John Craigie is an American singer-songwriter. He has been hailed as a "Modern-Day Troubadour" in the style of Woody Guthrie and Ramblin' Jack Elliott.
Over the years, Craigie has taken his unique musical style across the western United States. He stays true to the essence of folk music, and the traditions of the seminal writers of our past century. With timeless melodies and insightful lyrics—interspersed with witty storytelling—his songs take many poetic turns before bringing you back home. His themes range from social commentary to personal empowerment, political satire, and modern love. Craigie writes, sings, and plays for the people.
The story of Craigie’s first album begins with a new folk singer on the scene in Santa Cruz, CA, with seven years of songwriting pent-up in a 23 year old brain and a 6 year old guitar.
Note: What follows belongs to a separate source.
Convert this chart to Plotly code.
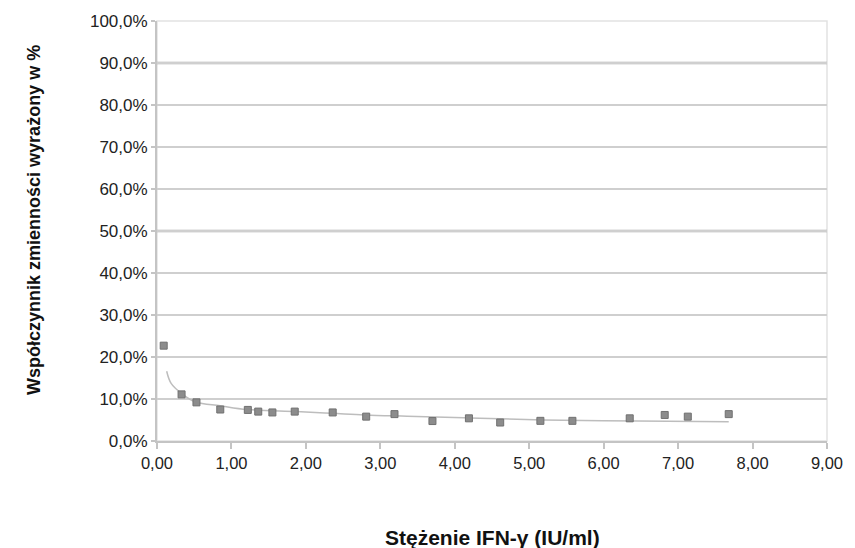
import plotly.graph_objects as go

# Measured data (IFN-gamma concentration IU/ml vs coefficient of variation)
conc = [0.09, 0.33, 0.53, 0.85, 1.22, 1.36, 1.55, 1.85, 2.36, 2.81,
        3.19, 3.70, 4.19, 4.61, 5.15, 5.58, 6.35, 6.82, 7.13, 7.68]
cv_pct = [22.7, 11.1, 9.2, 7.5, 7.4, 7.0, 6.8, 7.0, 6.8, 5.8,
          6.4, 4.75, 5.4, 4.4, 4.8, 4.8, 5.4, 6.2, 5.8, 6.4]

# Trend line
trend_x = [0.13, 0.19, 0.33, 0.52, 0.85, 1.21, 1.87, 2.35, 2.79, 3.36, 4.20, 5.19, 6.45, 7.68]
trend_pct = [16.6, 13.7, 11.3, 9.3, 8.4, 7.5, 7.0, 6.6, 6.2, 5.9, 5.5, 5.0, 4.75, 4.6]

y_ticks = [i / 10 for i in range(11)]
x_ticks = list(range(10))

cv = [v / 100 for v in cv_pct]
trend = [v / 100 for v in trend_pct]

FONT = "Liberation Sans, Arial, sans-serif"

fig = go.Figure()
fig.add_trace(go.Scatter(
    x=trend_x, y=trend, mode="lines", line=dict(color="#bdbdbd", width=1.5, shape="spline"),
    hoverinfo="skip", showlegend=False))
fig.add_trace(go.Scatter(
    x=conc, y=cv, mode="markers",
    marker=dict(symbol="square", size=7, color="#8c8c8c", line=dict(color="#707070", width=1)),
    showlegend=False))

shapes = [dict(type="rect", xref="paper", yref="paper", x0=0, x1=1, y0=0, y1=1,
               line=dict(color="#e2e2e2", width=1.5), layer="below")]
for lvl in (0.9, 0.5):
    shapes.append(dict(type="line", xref="paper", yref="y", x0=0, x1=1, y0=lvl, y1=lvl,
                       line=dict(color="#ababab", width=2.5), layer="below"))

fig.update_layout(
    width=855, height=548,
    margin=dict(l=157, r=18, t=21, b=107),
    paper_bgcolor="white", plot_bgcolor="white",
    separators=", ",
    font=dict(family=FONT, size=17, color="#222222"),
    shapes=shapes,
    xaxis=dict(range=[0, 9], tickvals=x_ticks, tickformat=".2f", showgrid=False,
               showline=True, linecolor="#c4c4c4", linewidth=2,
               ticks="outside", ticklen=6, tickcolor="#c4c4c4", tickwidth=1.5,
               zeroline=False, tickfont=dict(size=16.5, color="#222222")),
    yaxis=dict(range=[0, 1], tickvals=y_ticks, tickformat=".1%", showgrid=True,
               gridcolor="#cfcfcf", gridwidth=1.5,
               showline=True, linecolor="#c4c4c4", linewidth=2,
               ticks="outside", ticklen=4, tickcolor="#c4c4c4", tickwidth=1.5,
               zeroline=False, tickfont=dict(size=17, color="#222222")),
    annotations=[
        dict(text="<b>Stężenie IFN-γ (IU/ml)</b>", xref="paper", yref="paper",
             x=0.5, y=-0.2286, xanchor="center", yanchor="middle", showarrow=False,
             font=dict(family=FONT, size=21, color="#111111")),
        dict(text="<b>Współczynnik zmienności wyrażony w %</b>", xref="paper", yref="paper",
             x=-0.1838, y=0.526, xanchor="center", yanchor="middle", showarrow=False,
             textangle=-90, font=dict(family=FONT, size=18, color="#111111")),
    ],
)

fig.write_html("out.html")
In an attempt to put these songs down on disc, Craigie found himself in the middle of the woods, outside of Santa Cruz, in a one-room studio that also served as a recording studio. With the help of the very eccentric owner of the studio, in about three days, john had laid out over 20 songs. Satisfied with the sound john grabbed the rough mixes and began to pass it around to listeners and fellow musicians. Packaged in a home-made sleeve and case, “I always –ed you” became Craigie’s first album before he got a chance to change anything. It was too late. The response was huge and the demand for the raw sound kept it untouched. Still packaged in the same home-made style, it remains as one of john’s most beloved albums. Like most debut albums, it reflects the innocence and the honesty of a musician’s first step on his/her path.